Un tavolo intarsiato del capracottese Remo Sammarone alla Casa Bianca

Se le vie del Signore sono infinite, infinite sono le storie dei tanti capracottesi sparsi per il mondo.

E questa che riporto, anche se a qualcuno è nota, è per la singolarità con cui ne sono venuto a conoscenza e perché costituisce motivo di prestigio, ancora una volta, per la nostra comunità. Una cugina della compianta suocera di mia figlia Clara, signora Maria Perelli, toscana, vissuta per diversi anni a Roma, divenne colà intima amica della famiglia capracottese Angelaccio.

Amicizia di lunga data, cordiale, schietta, affettuosa, improntata a rapporti dal sapore familiare, Costei, amante del nostro paese, ha raccontato, in uno scritto, dal titolo “La Tormenta a Capracotta” di un viaggio avventuroso colà, insieme ad una componente di tale casato, nel mese di dicembre del 1980. Patirono non pochi disagi, però.  queste due impavide turiste per il freddo, aggravato dal fatto che, all’arrivo a Capracotta, .il portone d’ingresso dell’abitazione era ostruito da grossi cumuli di neve, che un solerte premuroso spalatore del Comune sollecitamente rimosse, permettendo loro di entrarvi. Vano fu ogni tentativo per riscaldarsi, durante la notte, per cui attesero con ansia il sorgere del sole per andare via. Al mattino un nostro disponibile giovane compaesano, che doveva recarsi ad Isernia, fu tanto cortese di accompagnare, di buon grado, con la propria auto, le infreddolite amiche alla stazione ferroviaria per raggiungere Roma, dopo una lunga passeggiata per la città…

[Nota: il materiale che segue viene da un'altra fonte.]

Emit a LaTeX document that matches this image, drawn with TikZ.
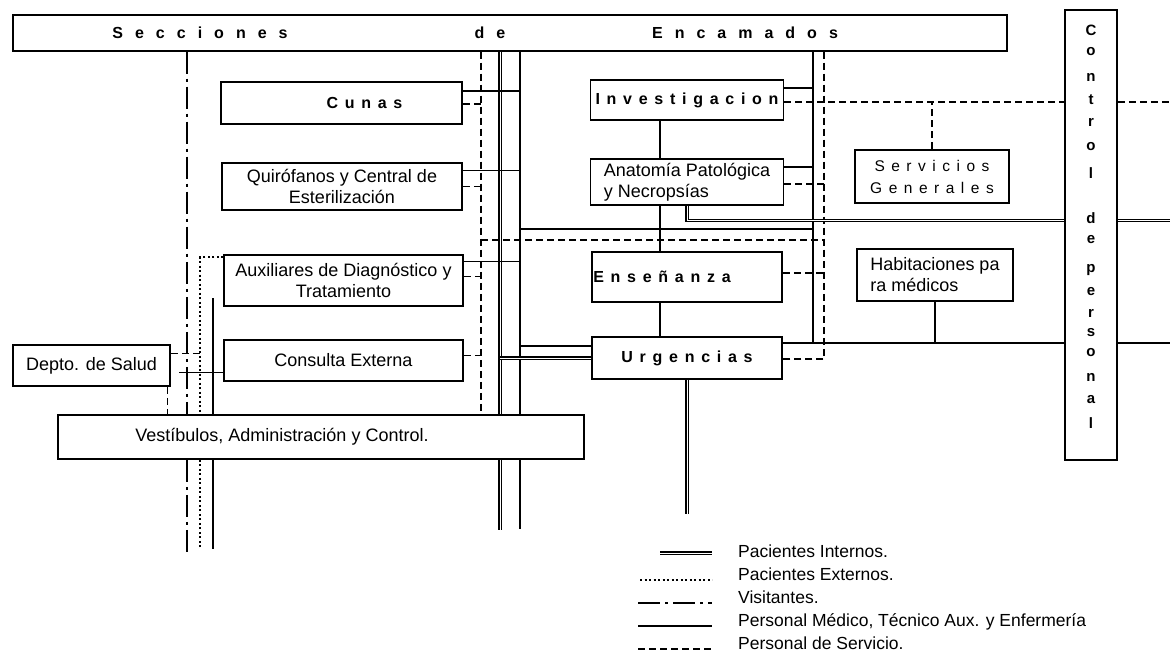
\documentclass[tikz,border=0pt]{standalone}
\usepackage{fontspec}
\setmainfont{Liberation Sans}
\newfontfamily\anchofont[LetterSpace=75]{Liberation Sans}
\newfontfamily\cajafont[LetterSpace=42]{Liberation Sans}
\usetikzlibrary{calc}

\begin{document}
\begin{tikzpicture}[x=1pt,y=-1pt,
  every node/.style={font=\fontsize{18}{21}\selectfont},
  caja/.style={draw,line width=1.5pt,fill=white,align=center,inner sep=2pt},
  titulo/.style={font=\anchofont\bfseries\fontsize{16}{18}\selectfont},
  rotulo/.style={font=\cajafont\bfseries\fontsize{16}{18}\selectfont},
  letra/.style={font=\bfseries\fontsize{15}{17}\selectfont,inner sep=0pt},
  leyenda/.style={anchor=base west,inner xsep=0pt,font=\fontsize{17.5}{19}\selectfont},
  interno/.style={line width=1.4pt,double=white,double distance=0.7pt},
  externo/.style={line width=2.2pt,dash pattern=on 2pt off 2.5pt},
  visita/.style={line width=1.5pt,dash pattern=on 22pt off 5pt on 3pt off 5pt},
  medico/.style={line width=1.1pt},
  servicio/.style={line width=1.3pt,dash pattern=on 7pt off 4pt}]
\useasboundingbox (0,0) rectangle (1170,655);
% barras
\node[caja,minimum width=994pt,minimum height=36pt] (top) at (510,33) {};
\node[titulo] (tsec) at (200,33) {Secciones};
\node[titulo] (tde) at (490,33) {de};
\node[titulo] (tenc) at (745,33) {Encamados};
\node[caja,minimum width=52pt,minimum height=450pt] (control) at (1091,235) {};
\foreach \ch/\yy in {C/30,o/52,n/77,t/100,r/122,o/147,l/173,d/218,e/240,p/270,e/292,r/313,s/333,o/353,n/377,a/400,l/423}
  \node[letra] (cp\yy) at (1091,\yy) {\ch};
\node[caja,minimum width=526pt,minimum height=44pt] (vest) at (321,437) {\hspace*{-78pt}Vestíbulos, Administración y Control.};
% columna izquierda
\node[caja,rotulo,minimum width=241pt,minimum height=42pt] (cunas) at (341.5,103) {\hspace*{46pt}Cunas};
\node[caja,minimum width=240pt,minimum height=47pt] (quir) at (342,186.5) {Quirófanos y Central de\\Esterilización};
\node[caja,minimum width=239pt,minimum height=51pt] (aux) at (343.5,280.5) {Auxiliares de Diagnóstico y\\Tratamiento};
\node[caja,minimum width=239pt,minimum height=41pt] (consulta) at (343.5,360.5) {Consulta Externa};
\node[caja,minimum width=157pt,minimum height=41pt] (depto) at (91.5,365.5) {Depto. de Salud};
% columna central y derecha
\node[caja,rotulo,minimum width=193pt,minimum height=40pt] (invest) at (687,100) {Investigacion};
\node[caja,align=left,minimum width=193pt,minimum height=46pt] (anat) at (687,182) {Anatomía Patológica\\y Necropsías};
\node[caja,rotulo,minimum width=190pt,minimum height=50pt] (ense) at (687,277) {\hspace*{-50pt}Enseñanza};
\node[caja,rotulo,minimum width=190pt,minimum height=42pt] (urg) at (687,358) {Urgencias};
\node[caja,font=\cajafont\fontsize{15.5}{22}\selectfont,minimum width=154pt,minimum height=53pt] (serv) at (932,176.5) {Servicios\\Generales};
\node[caja,align=left,minimum width=156pt,minimum height=52pt] (habit) at (935,275) {Habitaciones pa\\ra médicos};
% pasillos
\coordinate (cv) at (187,0);
\coordinate (ce) at (200,0);
\coordinate (cm) at (213,298);
\coordinate (cs) at (481,0);
\coordinate (ci) at (500,0);
\coordinate (cm2) at (520,0);
\coordinate (cm3) at (813,0);
\coordinate (cs2) at (824,0);
\coordinate (cruce1) at (0,229);
\coordinate (cruce2) at (0,240);
\draw[visita] (cv |- top.south) -- (cv |- vest.north) (cv |- vest.south) -- ++(0,96);
\draw[externo] ([yshift=-3pt]aux.north west) -| (ce |- vest.north) (ce |- vest.south) -- ++(0,88);
\draw[medico] (cm) -- (cm |- vest.north) (cm |- vest.south) -- ++(0,89);
\draw[medico] ([yshift=-12pt]consulta.west) -- ++(-44,0);
\draw[servicio] ([yshift=12pt]depto.east) coordinate (d1) -- (d1 -| ce);
\draw[servicio] ([xshift=-3pt]depto.south east) coordinate (d2) -- (d2 |- vest.north);
\draw[servicio] (cs |- top.south) -- (cs |- vest.north);
\draw[interno] (ci |- top.south) -- (ci |- vest.north) (ci |- vest.south) -- ++(0,70);
\draw[medico] (cm2 |- top.south) -- (cm2 |- vest.north) (cm2 |- vest.south) -- ++(0,69);
% salidas de la columna izquierda
\draw[medico] ([yshift=12pt]cunas.east) coordinate (k1) -- (k1 -| cm2);
\draw[servicio] ([yshift=-1pt]cunas.east) coordinate (k2) -- (k2 -| cs);
\draw[medico] ([yshift=16pt]quir.east) coordinate (k3) -- (k3 -| cm2);
\draw[servicio] (quir.east) -- (quir.east -| cs);
\draw[medico] ([yshift=19pt]aux.east) coordinate (k4) -- (k4 -| cm2);
\draw[servicio] ([yshift=4pt]aux.east) coordinate (k5) -- (k5 -| cs);
\draw[servicio] ([yshift=5pt]consulta.east) coordinate (k6) -- (k6 -| cs);
\draw[medico] (cm2 |- cruce1) -- (cm3 |- cruce1);
\draw[servicio] (cs |- cruce2) -- (cs2 |- cruce2);
% columna central
\draw[medico] ([yshift=15pt]urg.east) coordinate (u1) -- (u1 -| control.west) (u1 -| control.east) -- ++(53,0);
\draw[medico] (cm3 |- top.south) -- (cm3 |- u1);
\draw[servicio] (cs2 |- top.south) |- ([yshift=-1pt]urg.east);
\draw[medico] ([yshift=12pt]invest.east) coordinate (i1) -- (i1 -| cm3);
\draw[servicio] ([yshift=-2pt]invest.east) coordinate (i2) -- (i2 -| control.west) (i2 -| control.east) -- ++(53,0);
\draw[servicio] (serv.north) -- (serv.north |- i2);
\draw[medico] ([yshift=15pt]anat.east) coordinate (a1) -- (a1 -| cm3);
\draw[servicio] ([yshift=-2pt]anat.east) coordinate (a2) -- (a2 -| cs2);
\draw[interno] (anat.south) -- ++(0,15) coordinate (a3) -- (a3 -| control.west) (a3 -| control.east) -- ++(53,0);
\draw[medico] ([xshift=-27pt]invest.south) -- ([xshift=-27pt]anat.north);
\draw[medico] ([xshift=-27pt]anat.south) -- ([xshift=-27pt]ense.north);
\draw[medico] ([xshift=-27pt]ense.south) -- ([xshift=-27pt]urg.north);
\draw[servicio] ([yshift=4pt]ense.east) coordinate (e1) -- (e1 -| cs2);
\draw[medico] ([yshift=12pt]urg.west) coordinate (u2) -- (u2 -| cm2);
\draw[interno] (urg.west) -- (urg.west -| ci);
\draw[interno] (urg.south) -- ++(0,134);
\draw[medico] (habit.south) -- (habit.south |- u1);
% leyenda
\node[leyenda] (l1) at (738,557) {Pacientes Internos.};
\node[leyenda] (l2) at (738,580) {Pacientes Externos.};
\node[leyenda] (l3) at (738,603) {Visitantes.};
\node[leyenda] (l4) at (738,626) {Personal Médico, Técnico Aux. y Enfermería};
\node[leyenda] (l5) at (738,649) {Personal de Servicio.};
\draw[interno] ([xshift=-78pt,yshift=4pt]l1.base west) -- ([xshift=-26pt,yshift=4pt]l1.base west);
\draw[externo] ([xshift=-98pt]l2.base west) -- ([xshift=-26pt]l2.base west);
\draw[visita] ([xshift=-100pt]l3.base west) -- ([xshift=-26pt]l3.base west);
\draw[medico] ([xshift=-100pt]l4.base west) -- ([xshift=-26pt]l4.base west);
\draw[servicio] ([xshift=-100pt]l5.base west) -- ([xshift=-26pt]l5.base west);
\end{tikzpicture}
\end{document}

A parte questa breve digressione… nevosa, la signora Maria, venuta a conoscenza di tante notizie da parte della citata famiglia, me ne ha trasmessa una in particolare che piace riportare.

Erenia Angelaccio e suo marito Umberto Sammarone, agli inizi del ‘900, emigrarono da Capracotta in America, in Pennsylvania, a Filadelfia; da questa unione nacque un figlio maschio, Remo, divenendo nel tempo abile falegname. Attività artigianale, insieme a quella dei nostri sarti, molto apprezzata in ogni luogo, ove presente…

Remo, come tanti altri, dimostrando abile maestria, dice la signora Maria, “costruì un tavolo ovale meraviglioso intarsiato con tanti legni per la Casa Bianca (la White House) di Washington”, l’abitazione utilizzata, durante gli anni del mandato politico, dal Presidente degli Stati Uniti d’America, situata al numero 1600 della Pennsylvania Avenue.

C’è da credere che l’incarico al nostro Remo, da parte dei responsabili di tale augusta sede, sia stato dato in seguito a rigida selezione dei progetti presentati, ritenendo il suo più rispondente ai canoni estetici stabiliti; Remo era titolare di una ditta di arredo d’interni.

Ovale, in simmetria con la forma dei due saloni ellittici esistenti, collocato verosimilmente in uno di questi e forse ancora utilizzato dall’attuale Presidente Joe Biden.

Notizia ampiamente confermata telefonicamente parlando con la gioviale e dinamica compaesana residente a Milano, signora Enza de Renzis. Ella mi ha detto, riferendole quanto saputo in merito al famoso tavolo, che suo nonno materno, Giovannino Terreri da Pescopennataro, le aveva trasmesso tale notizia in tempi molto lontani. Tale nome e cognome mi ha fatto ricordare che compare in una copia di un documento in mio possesso della Camera di Commercio di Campobasso del 1928 relativo a Capracotta. In essa si legge, insieme a tanti rappresentanti di diverse attività allora esistenti, che Potena Domenico, Conti Donato e Di Tanna Santino, oltre il Terreri, erano  compresi sotto la voce “Vettori di emigrazione”.

Locali operatori che, all’epoca si interessavano di approntare le pratiche e fornire i biglietti per l’espatrio all’ estero dei nostri concittadini.

Dopo questo breve accenno, con l’amaro ricordo del fenomeno dell’emigrazione, irrompe ancora una volta grandissimo e impetuoso l’orgoglio nel considerare che, attraverso l’opera di un nostro valente maestro nell’arte della falegnameria, possa essere ricordato, nella superba dimora del Presidente degli Stati Uniti d’America, il nome tanto amato della nostra Capracotta.